我没有办法,只好腾出三间房,请他搬进去,又亲自到房间里查看了一遍。

王文韶非常饿,急着要吃饭。

县衙里的厨子都外出供应去了,我的嫂子亲自下厨房做饭,煎了几枚鸡蛋,以及两三样泡菜,简单供应。盛一竹篮米饭,因为碗盆都用完了。

王文韶父子吃得很香甜。

吃完后,就上床休息,他知道我要去宫门,对我说:

麻烦你帮我向太后陈奏,说我已经到了这里,今天太疲劳了,已经不能去宫门请安了,明天早上会去值勤。

我已经走出门外,他又叫我:

还有一句话,麻烦你向太后奏明,说军机大臣的印信已经带在这里,非常重要。

我说:这样很好,今天刚毅和赵舒翘两位军机大臣正因为这件事抬杠呢。(原文说的就是“抬杠”)

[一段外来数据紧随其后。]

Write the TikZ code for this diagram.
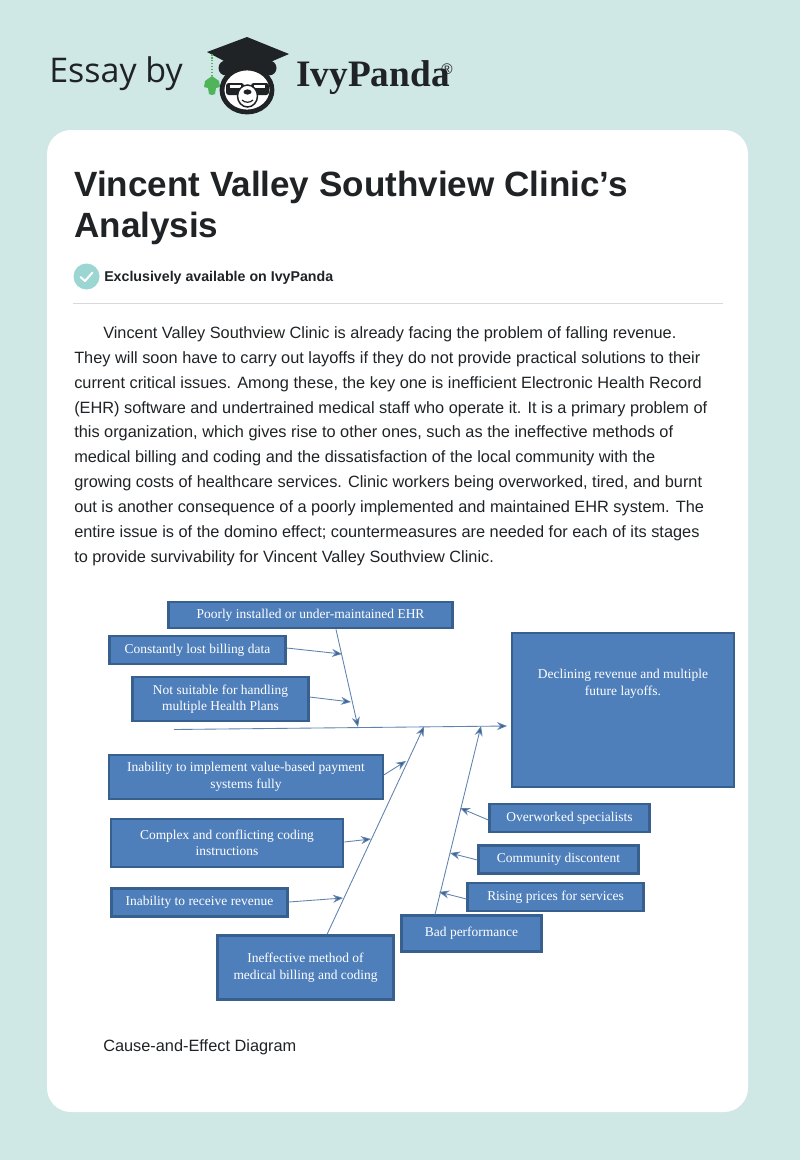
\documentclass[tikz,border=0pt]{standalone}
\usepackage{fontspec}
\usetikzlibrary{arrows.meta}
\setmainfont{Liberation Sans}
\newfontfamily\dserif{Liberation Serif}
\newfontfamily\essayfont{Open Sans}
\definecolor{pagebg}{HTML}{CFE8E6}
\definecolor{ink}{HTML}{1F2326}
\definecolor{boxfill}{HTML}{4F7FBB}
\definecolor{boxline}{HTML}{38608F}
\definecolor{linkc}{HTML}{5F83AE}
\definecolor{checkc}{HTML}{9BD6D2}
\definecolor{leafc}{HTML}{4FB45A}
\tikzset{
  x=0.75pt,y=-0.75pt,
  fishbox/.style={draw=boxline,line width=1.6pt,fill=boxfill,text=white,inner sep=0pt,align=center,
    font=\dserif\fontsize{10.1pt}{12.4pt}\selectfont},
  bodyline/.style={anchor=base west,inner sep=0pt,text=ink,font=\fontsize{12.25pt}{14pt}\selectfont},
  titleline/.style={anchor=base west,inner sep=0pt,text=ink,font=\bfseries\fontsize{26.3pt}{30pt}\selectfont},
  link/.style={draw=linkc,line width=0.65pt,-{Stealth[length=7.5pt,width=6pt,fill=boxline]}},
}
\begin{document}
\begin{tikzpicture}
\useasboundingbox (0,0) rectangle (800,1160);
\fill[pagebg] (0,0) rectangle (800,1160);
\fill[white,rounded corners=18pt] (47,130) rectangle (748,1112);

% header
\node[anchor=base west,inner sep=0pt,text=ink,font=\essayfont\fontsize{25.5pt}{28pt}\selectfont] (essay) at (49,82) {Essay by};
\node[anchor=base west,inner sep=0pt,text=ink,font=\dserif\bfseries\fontsize{28pt}{30pt}\selectfont] (brand) at (296,86) {IvyPanda};
\node[anchor=base west,inner sep=0pt,text=ink,font=\fontsize{11.5pt}{12pt}\selectfont] (reg) at (441,74) {®};

% logo
\fill[ink] (247,37) -- (289,54) -- (268,63) -- (268,72) -- (226,72) -- (226,62) -- (207,52) -- cycle;
\draw[ink,line width=3.6pt,fill=white] (247,90) ellipse (25 and 22);
\fill[ink] (226,68) circle (7.5);
\fill[ink] (269,68) circle (7.5);
\fill[ink] (226,62) -- (268,62) -- (266,70) .. controls (255,64) and (238,64) .. (228,70) -- cycle;
\fill[ink,rounded corners=2pt] (226,83) rectangle (244,95);
\fill[ink,rounded corners=2pt] (251,83) rectangle (269,95);
\fill[white] (230,85) rectangle (241,88);
\fill[white] (254,85) rectangle (265,88);
\draw[ink,line width=1.1pt,fill=white] (247.5,96) ellipse (10 and 11);
\fill[ink] (247.5,92) ellipse (4 and 2.6);
\draw[ink,line width=0.9pt] (242,100) .. controls (245,103) and (250,103) .. (253,100);
\draw[leafc,line width=1.2pt,densely dotted] (212,54) -- (212,78);
\fill[leafc] (212,76) -- (219,81) -- (220,87) -- (216,88) -- (215,94) -- (212,95) -- (209,94) -- (208,88) -- (204,87) -- (205,81) -- cycle;

% title
\node[titleline] (t1) at (74,196) {Vincent Valley Southview Clinic's};
\node[titleline] (t2) at (74,237) {Analysis};

% exclusively
\fill[checkc] (86.5,276.5) circle (13);
\draw[white,line width=1.5pt,line cap=round,line join=round] (80.5,277) -- (85,281) -- (92.5,272.5);
\node[anchor=base west,inner sep=0pt,text=ink,font=\bfseries\fontsize{10.65pt}{12pt}\selectfont] (excl) at (104,281) {Exclusively available on IvyPanda};
\draw[draw=black!15,line width=0.9pt] (73,303.5) -- (723,303.5);

% body
\node[bodyline] (b1) at (103,338) {Vincent Valley Southview Clinic is already facing the problem of falling revenue.};
\node[bodyline] (b2) at (74,363) {They will soon have to carry out layoffs if they do not provide practical solutions to their};
\node[bodyline] (b3) at (74,388) {current critical issues. Among these, the key one is inefficient Electronic Health Record};
\node[bodyline] (b4) at (74,413) {(EHR) software and undertrained medical staff who operate it. It is a primary problem of};
\node[bodyline] (b5) at (74,437) {this organization, which gives rise to other ones, such as the ineffective methods of};
\node[bodyline] (b6) at (74,462) {medical billing and coding and the dissatisfaction of the local community with the};
\node[bodyline] (b7) at (74,487) {growing costs of healthcare services. Clinic workers being overworked, tired, and burnt};
\node[bodyline] (b8) at (74,512) {out is another consequence of a poorly implemented and maintained EHR system. The};
\node[bodyline] (b9) at (74,537) {entire issue is of the domino effect; countermeasures are needed for each of its stages};
\node[bodyline] (b10) at (74,562) {to provide survivability for Vincent Valley Southview Clinic.};

% boxes
\node[fishbox,minimum width=213pt,minimum height=20pt] (ehr) at (310.5,615) {Poorly installed or under-maintained EHR};
\node[fishbox,minimum width=132pt,minimum height=21.5pt] (lost) at (197.5,650) {Constantly lost billing data};
\node[fishbox,minimum width=132pt,minimum height=33.5pt] (plans) at (220.5,699) {Not suitable for handling\\multiple Health Plans};
\node[fishbox,minimum width=205pt,minimum height=33.5pt] (value) at (246,777) {Inability to implement value-based payment\\systems fully};
\node[fishbox,minimum width=174.5pt,minimum height=36.5pt] (coding) at (227,843) {Complex and conflicting coding\\instructions};
\node[fishbox,minimum width=132pt,minimum height=21pt] (receive) at (199.5,902.5) {Inability to receive revenue};
\node[fishbox,minimum width=132pt,minimum height=48pt] (method) at (305.5,967.5) {Ineffective method of\\medical billing and coding};
\node[fishbox,minimum width=105pt,minimum height=27pt] (bad) at (471.5,933.5) {Bad performance};
\node[fishbox,minimum width=132pt,minimum height=21.5pt] (rising) at (555.5,897) {Rising prices for services};
\node[fishbox,minimum width=120pt,minimum height=21pt] (community) at (558.5,859.5) {Community discontent};
\node[fishbox,minimum width=120pt,minimum height=21.5pt] (over) at (569.5,818) {Overworked specialists};
\node[fishbox,minimum width=167pt,minimum height=116pt] (effect) at (623,710) {Declining revenue and multiple\\future layoffs.\\[29pt]\mbox{}};

% connector points
\coordinate (tail) at (174,729.5);
\coordinate (j1) at (358,727);
\coordinate (j2) at (424,726.5);
\coordinate (j3) at (481,726);
\coordinate (h1) at (342,654);
\coordinate (h2) at (351,702);
\coordinate (h3) at (406,761);
\coordinate (h4) at (371,839);
\coordinate (h5) at (343,898);
\coordinate (h6) at (460,808);
\coordinate (h7) at (450,853);
\coordinate (h8) at (439,892);
\coordinate (headin) at (507,726);

% connectors
\draw[link] (tail) -- (headin);
\draw[link] (ehr.south -| 336,0) -- (j1);
\draw[link] (method.north -| 327,0) -- (j2);
\draw[link] (bad.north -| 435,0) -- (j3);
\draw[link] (lost.east |- 0,648) -- (h1);
\draw[link] (plans.east |- 0,697) -- (h2);
\draw[link] (value.east |- 0,775) -- (h3);
\draw[link] (coding.east |- 0,842) -- (h4);
\draw[link] (receive.east |- 0,902) -- (h5);
\draw[link] (over.west |- 0,820) -- (h6);
\draw[link] (community.west |- 0,860) -- (h7);
\draw[link] (rising.west |- 0,899) -- (h8);

% caption
\node[bodyline] (cap) at (103,1051) {Cause-and-Effect Diagram};
\end{tikzpicture}
\end{document}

我于是急忙去见两位大人,告诉他们王文韶已经到达县衙休息,两人都非常高兴。

这两天以来,在这座荒凉的小城里,千乘万骑,贵要云集,我奔走伺候,几乎没有一刻休息的时间。宫门传唤,每天至少几次,真可以说是疲于奔命。而随驾的军士、太监有几千人,每天都需要大量的供给,这些数字非常庞大。

城周围十里以内,蔬菜、牲畜、粮食、草料等物资都被索取一空,但还没听说两宫离开的日期。

我心里的焦急,难以言表。

太后和皇上在这里,似乎还有些徘徊和观望的意思,希望可以就近得到京城的消息,如果交涉得当,还可以中途折回。

到第三天,食物供应已经捉襟见肘。

前两天乡民进城带来的蔬菜和日用百货,大小箩筐络绎不绝,堆积如山。但到了今天就明显感到数量骤减。

我从一开始就定下,以公平价格购买,丝毫没有征收,所以乡民也愿意来卖,但再过几天,恐怕就供应不足了。

这天,遇到刚毅,他眉头紧锁,为我担忧说:

这么一个小县城,怎么能负担万乘供应?一再驻扎,还不说什么时候出发,难道就不给东道主留点余地吗?